-------- RECORDED INFORMATION
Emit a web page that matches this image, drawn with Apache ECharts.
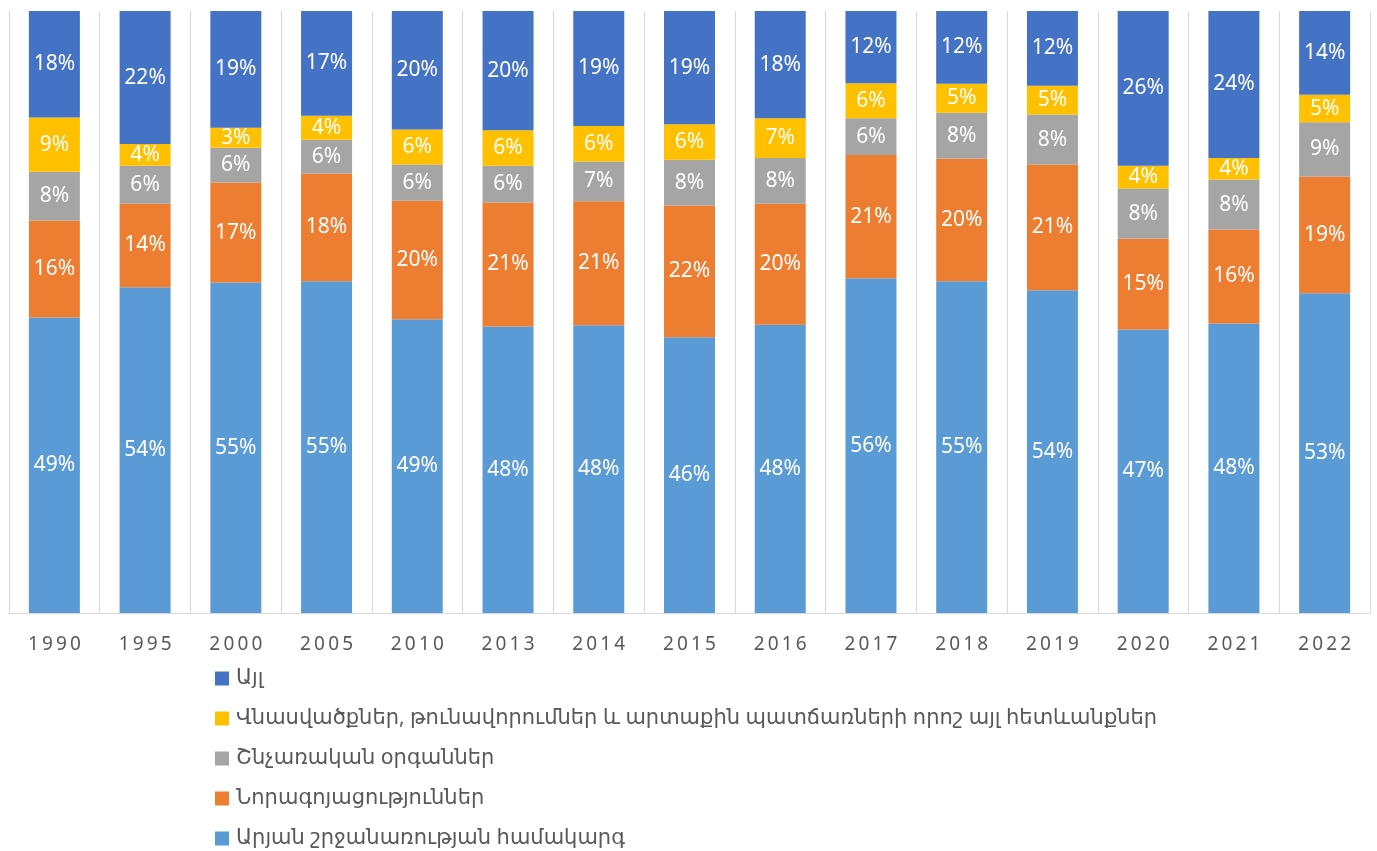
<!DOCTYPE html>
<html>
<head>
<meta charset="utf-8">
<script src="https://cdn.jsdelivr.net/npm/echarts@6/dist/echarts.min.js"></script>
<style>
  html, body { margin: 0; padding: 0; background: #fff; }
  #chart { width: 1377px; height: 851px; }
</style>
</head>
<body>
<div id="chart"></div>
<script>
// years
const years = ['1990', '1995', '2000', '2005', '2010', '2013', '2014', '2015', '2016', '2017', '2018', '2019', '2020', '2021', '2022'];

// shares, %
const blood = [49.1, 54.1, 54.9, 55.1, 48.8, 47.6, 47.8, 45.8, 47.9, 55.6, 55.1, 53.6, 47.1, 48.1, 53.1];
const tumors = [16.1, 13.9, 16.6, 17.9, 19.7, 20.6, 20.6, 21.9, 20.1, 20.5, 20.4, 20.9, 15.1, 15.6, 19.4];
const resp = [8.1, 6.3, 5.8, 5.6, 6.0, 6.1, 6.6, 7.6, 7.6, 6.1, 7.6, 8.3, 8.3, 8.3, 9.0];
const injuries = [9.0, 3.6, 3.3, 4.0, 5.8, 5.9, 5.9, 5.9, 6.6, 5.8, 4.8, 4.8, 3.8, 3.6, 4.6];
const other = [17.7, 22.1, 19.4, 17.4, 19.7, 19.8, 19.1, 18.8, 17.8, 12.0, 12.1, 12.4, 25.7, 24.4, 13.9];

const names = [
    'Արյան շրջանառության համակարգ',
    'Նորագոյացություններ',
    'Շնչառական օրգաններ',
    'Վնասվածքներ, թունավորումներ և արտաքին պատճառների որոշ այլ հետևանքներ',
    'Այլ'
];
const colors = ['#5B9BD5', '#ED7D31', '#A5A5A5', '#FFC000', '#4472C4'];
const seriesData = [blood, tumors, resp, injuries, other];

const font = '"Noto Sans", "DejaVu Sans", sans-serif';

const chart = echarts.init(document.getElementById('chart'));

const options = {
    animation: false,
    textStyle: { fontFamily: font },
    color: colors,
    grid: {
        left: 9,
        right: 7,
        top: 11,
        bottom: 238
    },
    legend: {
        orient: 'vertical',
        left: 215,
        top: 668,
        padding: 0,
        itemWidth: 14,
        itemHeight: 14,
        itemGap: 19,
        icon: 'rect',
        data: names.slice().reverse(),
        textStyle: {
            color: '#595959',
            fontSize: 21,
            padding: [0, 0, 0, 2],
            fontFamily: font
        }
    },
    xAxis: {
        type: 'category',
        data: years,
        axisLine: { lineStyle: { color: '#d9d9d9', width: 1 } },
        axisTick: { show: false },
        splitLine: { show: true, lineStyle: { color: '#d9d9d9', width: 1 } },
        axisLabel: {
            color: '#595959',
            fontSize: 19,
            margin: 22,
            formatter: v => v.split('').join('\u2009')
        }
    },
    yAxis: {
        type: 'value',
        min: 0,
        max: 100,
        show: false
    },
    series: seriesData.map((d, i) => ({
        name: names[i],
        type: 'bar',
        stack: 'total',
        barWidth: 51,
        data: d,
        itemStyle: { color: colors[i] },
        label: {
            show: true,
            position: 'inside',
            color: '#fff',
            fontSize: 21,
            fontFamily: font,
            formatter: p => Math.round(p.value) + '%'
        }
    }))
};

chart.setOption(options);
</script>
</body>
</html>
----------------
### GIVEN INSTRUCTION
Return the listing above word for word, with the pictures removed.

### SOLVED EXERCISE
Emit a web page that matches this image, drawn with Apache ECharts.
<!DOCTYPE html>
<html>
<head>
<meta charset="utf-8">
<script src="https://cdn.jsdelivr.net/npm/echarts@6/dist/echarts.min.js"></script>
<style>
  html, body { margin: 0; padding: 0; background: #fff; }
  #chart { width: 1377px; height: 851px; }
</style>
</head>
<body>
<div id="chart"></div>
<script>
// years
const years = ['1990', '1995', '2000', '2005', '2010', '2013', '2014', '2015', '2016', '2017', '2018', '2019', '2020', '2021', '2022'];

// shares, %
const blood = [49.1, 54.1, 54.9, 55.1, 48.8, 47.6, 47.8, 45.8, 47.9, 55.6, 55.1, 53.6, 47.1, 48.1, 53.1];
const tumors = [16.1, 13.9, 16.6, 17.9, 19.7, 20.6, 20.6, 21.9, 20.1, 20.5, 20.4, 20.9, 15.1, 15.6, 19.4];
const resp = [8.1, 6.3, 5.8, 5.6, 6.0, 6.1, 6.6, 7.6, 7.6, 6.1, 7.6, 8.3, 8.3, 8.3, 9.0];
const injuries = [9.0, 3.6, 3.3, 4.0, 5.8, 5.9, 5.9, 5.9, 6.6, 5.8, 4.8, 4.8, 3.8, 3.6, 4.6];
const other = [17.7, 22.1, 19.4, 17.4, 19.7, 19.8, 19.1, 18.8, 17.8, 12.0, 12.1, 12.4, 25.7, 24.4, 13.9];

const names = [
    'Արյան շրջանառության համակարգ',
    'Նորագոյացություններ',
    'Շնչառական օրգաններ',
    'Վնասվածքներ, թունավորումներ և արտաքին պատճառների որոշ այլ հետևանքներ',
    'Այլ'
];
const colors = ['#5B9BD5', '#ED7D31', '#A5A5A5', '#FFC000', '#4472C4'];
const seriesData = [blood, tumors, resp, injuries, other];

const font = '"Noto Sans", "DejaVu Sans", sans-serif';

const chart = echarts.init(document.getElementById('chart'));

const options = {
    animation: false,
    textStyle: { fontFamily: font },
    color: colors,
    grid: {
        left: 9,
        right: 7,
        top: 11,
        bottom: 238
    },
    legend: {
        orient: 'vertical',
        left: 215,
        top: 668,
        padding: 0,
        itemWidth: 14,
        itemHeight: 14,
        itemGap: 19,
        icon: 'rect',
        data: names.slice().reverse(),
        textStyle: {
            color: '#595959',
            fontSize: 21,
            padding: [0, 0, 0, 2],
            fontFamily: font
        }
    },
    xAxis: {
        type: 'category',
        data: years,
        axisLine: { lineStyle: { color: '#d9d9d9', width: 1 } },
        axisTick: { show: false },
        splitLine: { show: true, lineStyle: { color: '#d9d9d9', width: 1 } },
        axisLabel: {
            color: '#595959',
            fontSize: 19,
            margin: 22,
            formatter: v => v.split('').join('\u2009')
        }
    },
    yAxis: {
        type: 'value',
        min: 0,
        max: 100,
        show: false
    },
    series: seriesData.map((d, i) => ({
        name: names[i],
        type: 'bar',
        stack: 'total',
        barWidth: 51,
        data: d,
        itemStyle: { color: colors[i] },
        label: {
            show: true,
            position: 'inside',
            color: '#fff',
            fontSize: 21,
            fontFamily: font,
            formatter: p => Math.round(p.value) + '%'
        }
    }))
};

chart.setOption(options);
</script>
</body>
</html>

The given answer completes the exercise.